Exactly reproduce the lines that follow.
--- Start Material provided ---
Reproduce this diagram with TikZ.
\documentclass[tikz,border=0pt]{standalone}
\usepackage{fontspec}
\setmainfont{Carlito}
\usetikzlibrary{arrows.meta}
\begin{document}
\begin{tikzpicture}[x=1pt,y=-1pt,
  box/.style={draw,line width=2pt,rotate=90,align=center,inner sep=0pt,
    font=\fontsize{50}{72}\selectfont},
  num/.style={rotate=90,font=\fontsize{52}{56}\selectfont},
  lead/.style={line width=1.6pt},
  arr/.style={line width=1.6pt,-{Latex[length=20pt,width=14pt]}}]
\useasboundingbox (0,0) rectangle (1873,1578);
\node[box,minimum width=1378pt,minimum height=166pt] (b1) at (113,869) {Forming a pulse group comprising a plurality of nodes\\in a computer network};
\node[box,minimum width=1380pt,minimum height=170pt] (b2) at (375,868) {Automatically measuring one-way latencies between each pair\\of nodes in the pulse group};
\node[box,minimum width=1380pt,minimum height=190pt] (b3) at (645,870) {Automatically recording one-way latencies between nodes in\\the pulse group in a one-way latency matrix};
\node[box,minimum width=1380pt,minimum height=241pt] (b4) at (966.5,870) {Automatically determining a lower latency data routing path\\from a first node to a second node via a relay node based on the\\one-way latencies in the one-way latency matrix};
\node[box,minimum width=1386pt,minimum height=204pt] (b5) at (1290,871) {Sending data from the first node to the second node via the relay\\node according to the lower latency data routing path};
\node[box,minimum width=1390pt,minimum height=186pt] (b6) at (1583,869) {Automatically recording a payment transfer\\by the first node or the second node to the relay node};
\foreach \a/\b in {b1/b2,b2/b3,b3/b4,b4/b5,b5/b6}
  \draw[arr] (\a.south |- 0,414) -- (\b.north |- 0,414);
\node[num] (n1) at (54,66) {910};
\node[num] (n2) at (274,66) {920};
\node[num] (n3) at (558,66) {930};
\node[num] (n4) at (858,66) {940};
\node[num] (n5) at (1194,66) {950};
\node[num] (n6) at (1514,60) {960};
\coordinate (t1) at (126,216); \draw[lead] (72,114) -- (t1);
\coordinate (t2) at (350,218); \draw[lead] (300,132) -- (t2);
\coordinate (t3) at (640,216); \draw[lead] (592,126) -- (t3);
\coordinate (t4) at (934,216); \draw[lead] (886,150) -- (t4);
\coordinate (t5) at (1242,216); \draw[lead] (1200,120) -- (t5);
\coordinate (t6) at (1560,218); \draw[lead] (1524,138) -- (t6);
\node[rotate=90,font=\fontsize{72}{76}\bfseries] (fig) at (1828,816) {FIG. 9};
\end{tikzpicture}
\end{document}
--- End Material provided ---
### Correct result
Reproduce this diagram with TikZ.
\documentclass[tikz,border=0pt]{standalone}
\usepackage{fontspec}
\setmainfont{Carlito}
\usetikzlibrary{arrows.meta}
\begin{document}
\begin{tikzpicture}[x=1pt,y=-1pt,
  box/.style={draw,line width=2pt,rotate=90,align=center,inner sep=0pt,
    font=\fontsize{50}{72}\selectfont},
  num/.style={rotate=90,font=\fontsize{52}{56}\selectfont},
  lead/.style={line width=1.6pt},
  arr/.style={line width=1.6pt,-{Latex[length=20pt,width=14pt]}}]
\useasboundingbox (0,0) rectangle (1873,1578);
\node[box,minimum width=1378pt,minimum height=166pt] (b1) at (113,869) {Forming a pulse group comprising a plurality of nodes\\in a computer network};
\node[box,minimum width=1380pt,minimum height=170pt] (b2) at (375,868) {Automatically measuring one-way latencies between each pair\\of nodes in the pulse group};
\node[box,minimum width=1380pt,minimum height=190pt] (b3) at (645,870) {Automatically recording one-way latencies between nodes in\\the pulse group in a one-way latency matrix};
\node[box,minimum width=1380pt,minimum height=241pt] (b4) at (966.5,870) {Automatically determining a lower latency data routing path\\from a first node to a second node via a relay node based on the\\one-way latencies in the one-way latency matrix};
\node[box,minimum width=1386pt,minimum height=204pt] (b5) at (1290,871) {Sending data from the first node to the second node via the relay\\node according to the lower latency data routing path};
\node[box,minimum width=1390pt,minimum height=186pt] (b6) at (1583,869) {Automatically recording a payment transfer\\by the first node or the second node to the relay node};
\foreach \a/\b in {b1/b2,b2/b3,b3/b4,b4/b5,b5/b6}
  \draw[arr] (\a.south |- 0,414) -- (\b.north |- 0,414);
\node[num] (n1) at (54,66) {910};
\node[num] (n2) at (274,66) {920};
\node[num] (n3) at (558,66) {930};
\node[num] (n4) at (858,66) {940};
\node[num] (n5) at (1194,66) {950};
\node[num] (n6) at (1514,60) {960};
\coordinate (t1) at (126,216); \draw[lead] (72,114) -- (t1);
\coordinate (t2) at (350,218); \draw[lead] (300,132) -- (t2);
\coordinate (t3) at (640,216); \draw[lead] (592,126) -- (t3);
\coordinate (t4) at (934,216); \draw[lead] (886,150) -- (t4);
\coordinate (t5) at (1242,216); \draw[lead] (1200,120) -- (t5);
\coordinate (t6) at (1560,218); \draw[lead] (1524,138) -- (t6);
\node[rotate=90,font=\fontsize{72}{76}\bfseries] (fig) at (1828,816) {FIG. 9};
\end{tikzpicture}
\end{document}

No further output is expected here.